TFRecord是TensorFlow官方推荐使用的数据格式化存储工具，它不仅规范了数据的读写方式，还大大地提高了IO效率。

1.使用TFRecord的理由

TFRecord内部使用了“Protocol Buffer”二进制数据编码方案，只要生成一次TFRecord，之后的数据读取和加工处理的效率都会得到提高。

而且，使用TFRecord可以直接作为Cloud ML Engine的输入数据。

一般来说，我们使用TensorFlow进行数据读取的方式有以下4种：

预先把所有数据加载进内存
在每轮训练中使用原生Python代码读取一部分数据，然后使用feed_dict输入到计算图
利用Threading和Queues从TFRecord中分批次读取数据
使用Dataset API

(1)方案对于数据量不大的场景来说是足够简单而高效的，但是随着数据量的增长，势必会对有限的内存空间带来极大的压力，还有长时间的数据预加载，甚至导致我们十分熟悉的OutOfMemoryError；

(2)方案可以一定程度上缓解了方案(1)的内存压力问题，但是由于在单线程环境下我们的IO操作一般都是同步阻塞的，势必会在一定程度上导致学习时间的增加，尤其是相同的数据需要重复多次读取的情况下；

而方案(3)和方案(4)都利用了我们的TFRecord，由于使用了多线程使得IO操作不再阻塞我们的模型训练，同时为了实现线程间的数据传输引入了Queues。

2.准备数据

下面，我们以Fashion MNIST数据集为例，介绍生成TFRecrd的方法。

所谓的Fashion MNIST数据集，其实就是大小为28*28的共10个类别的服装图像：

fashion-mnist

下面我们把数据集下载并保存到data/fashion目录下：

$ mkdir -p data/fashin
$ cd data/fashion
$ wget http://fashion-mnist.s3-website.eu-central-1.amazonaws.com/train-images-idx3-ubyte.gz
$ wget http://fashion-mnist.s3-website.eu-central-1.amazonaws.com/train-labels-idx1-ubyte.gz
$ wget http://fashion-mnist.s3-website.eu-central-1.amazonaws.com/t10k-images-idx3-ubyte.gz
$ wget http://fashion-mnist.s3-website.eu-central-1.amazonaws.com/t10k-labels-idx1-ubyte.gz
$ cd ../..

然后，我们在TensorFlow使用和MNIST数据集相同的代码进行数据读取：

from tensorflow.examples.tutorials.mnist import input_data

fashion_mnist = input_data.read_data_sets('data/fashion')

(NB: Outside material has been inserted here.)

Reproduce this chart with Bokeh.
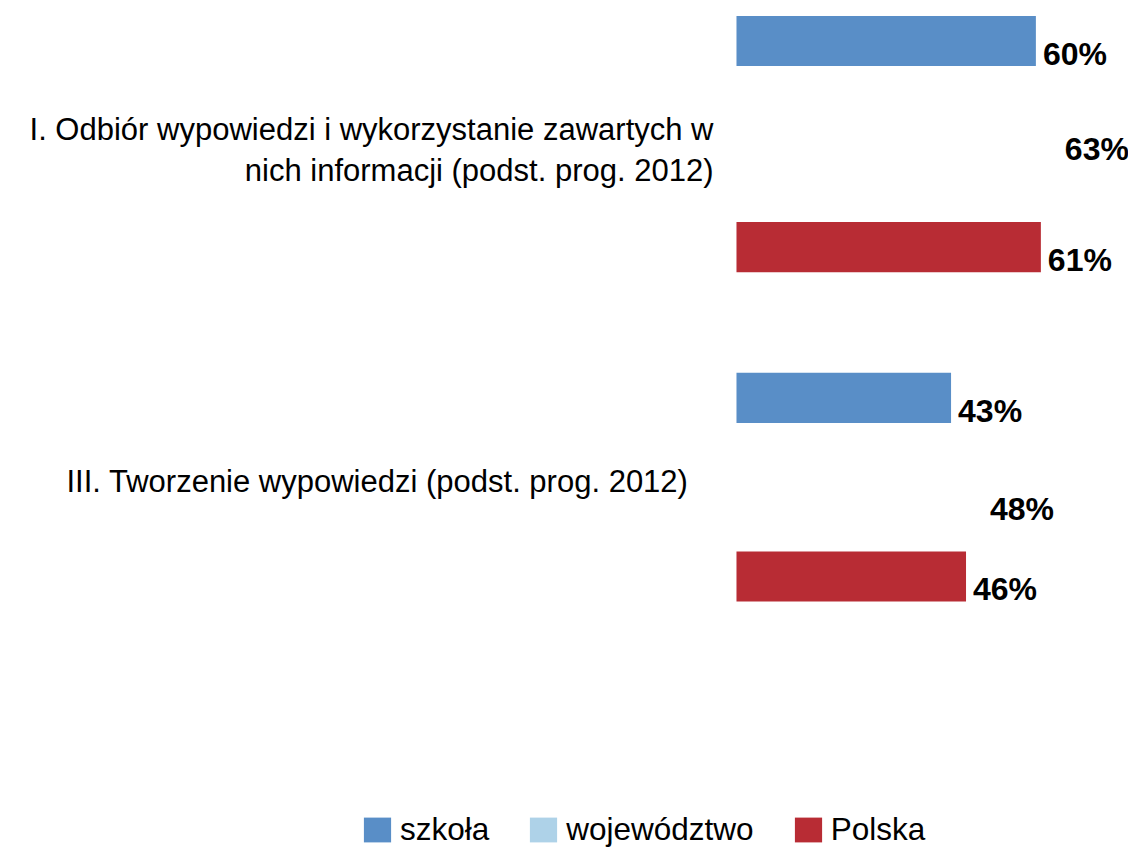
from bokeh.plotting import figure
from bokeh.models import Range1d, Legend, LegendItem, ColumnDataSource
from bokeh.core.properties import value
from bokeh.embed import file_html
from bokeh.resources import INLINE

# ---------------- data ----------------
categories = [
    "I. Odbiór wypowiedzi i wykorzystanie zawartych w\nnich informacji (podst. prog. 2012)",
    "III. Tworzenie wypowiedzi (podst. prog. 2012)",
]
series_names = ["szkoła", "województwo", "Polska"]
szkola = [60, 43]
wojewodztwo = [63, 48]
polska = [61, 46]

# ---------------- style / layout ----------------
colors = ["#598EC7", "#AED2E8", "#B82C34"]
bar_alpha = [1.0, 0.0, 1.0]          # województwo bars are not visible in the reference
label_offsets = [7, 14, 7]
# row offset of each series within its category band (per category, as in the reference)
row_offsets = [[-0.300, -0.022, 0.300],
               [-0.261, 0.026, 0.259]]
bar_height = 0.146
cat_label_dx = [-23, -48]
cat_label_dy = [6, -6]
FONT = "Liberation Sans"

p = figure(
    width=1128, height=866,
    x_range=Range1d(-147.49, 78.56),
    y_range=Range1d(2.1033, -0.4178),
    output_backend="svg", toolbar_location=None,
    min_border=0, outline_line_color=None,
)
p.xaxis.visible = False
p.yaxis.visible = False
p.xgrid.visible = False
p.ygrid.visible = False

cat_idx = list(range(len(categories)))
renderers = []
for i, (name, vals) in enumerate(zip(series_names, [szkola, wojewodztwo, polska])):
    ys = [c + row_offsets[c][i] for c in cat_idx]
    src = ColumnDataSource(dict(
        y=ys,
        right=vals,
        label=[f"{v}%" for v in vals],
    ))
    r = p.hbar(y="y", left=0, right="right", height=bar_height, source=src,
               fill_color=colors[i], line_color=None,
               muted_fill_color=colors[i], muted_fill_alpha=bar_alpha[i],
               muted_line_alpha=0)
    # muted state carries the on-chart look (województwo invisible); legend shows the colour
    r.muted = True
    p.text(x="right", y="y", text="label", source=src,
           x_offset=label_offsets[i], y_offset=13, text_align="left", text_baseline="middle",
           text_font=value(FONT), text_font_style="bold", text_font_size="32px",
           text_color="#000000")
    renderers.append(r)

# category labels
cat_src = ColumnDataSource(dict(x=[0] * len(categories), y=cat_idx, text=categories,
                                dx=cat_label_dx, dy=cat_label_dy))
p.text(x="x", y="y", text="text", source=cat_src,
       x_offset="dx", y_offset="dy", text_align="right", text_baseline="middle",
       text_font=value(FONT), text_font_size="31px", text_line_height=1.18,
       text_color="#000000")

legend = Legend(
    items=[LegendItem(label=n, renderers=[r]) for n, r in zip(series_names, renderers)],
    orientation="horizontal", location=(360, 18),
    padding=0, margin=0, spacing=37, label_standoff=6,
    glyph_width=34, glyph_height=31,
    label_text_font=FONT, label_text_font_size="31.5px", label_text_color="#000000",
    border_line_color=None, background_fill_alpha=0,
    inactive_fill_alpha=0,
)
p.add_layout(legend)

open("out.html", "w").write(file_html(p, INLINE))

3.Example记录和SequenceExample记录

使用TFRecord时，一般以tf.train.Example和tf.train.SequenceExample作为基本单位来进行数据读取。

tf.train.Example一般用于数值、图像等有固定大小的数据，同时使用tf.train.Feature指定每个记录各特征的名称和数据类型，用法如下：

tf.train.Example(features=tf.train.Features(feature={
    'height': tf.train.Feature(int64_list=tf.train.Int64List(value=[height])),
    'width' : tf.train.Feature(int64_list=tf.train.Int64List(value=[width])),
    'depth' : tf.train.Feature(int64_list=tf.train.Int64List(value=[depth])),
    'image' : tf.train.Feature(bytes_list=tf.train.BytesList(value=[image]))
}))

tf.train.SequenceExample一般用于文本、时间序列等没有固定长度大小的数据，用法如下：

example = tf.train.SequenceExample()
# 通过context来指定数据量的大小
example.context.feature["length"].int64_list.value.append(len(data))

# 通过feature_lists来加载数据
words_list = example.feature_lists.feature_list["words"]
for word in words:
    words_list.feature.add().int64_list.value.append(word_id(word))

4.生成TFRecord

接下来，让我们把原始的Fashion MNIST数据集转化为TFRecord并保存下来：

import numpy as np
import tensorflow as tf
from tensorflow.examples.tutorials.mnist import input_data

def make_example(image, label):
    return tf.train.Example(features=tf.train.Features(feature={
        'image' : tf.train.Feature(bytes_list=tf.train.BytesList(value=[image])),
        'label' : tf.train.Feature(bytes_list=tf.train.BytesList(value=[label]))
    }))

def write_tfrecord(images, labels, filename):
    writer = tf.python_io.TFRecordWriter(filename)
    for image, label in zip(images, labels):
        labels = labels.astype(np.float32)
        ex = make_example(image.tobytes(), label.tobytes())
        writer.write(ex.SerializeToString())
    writer.close()

def main():
    fashion_mnist = input_data.read_data_sets('data/fashion', one_hot=True)
    train_images  = fashion_mnist.train.images
    train_labels  = fashion_mnist.train.labels
    test_images   = fashion_mnist.test.images
    test_labels   = fashion_mnist.test.labels
    write_tfrecord(train_images, train_labels, 'fashion_mnist_train.tfrecord')
    write_tfrecord(test_images, test_labels, 'fashion_mnist_test.tfrecord')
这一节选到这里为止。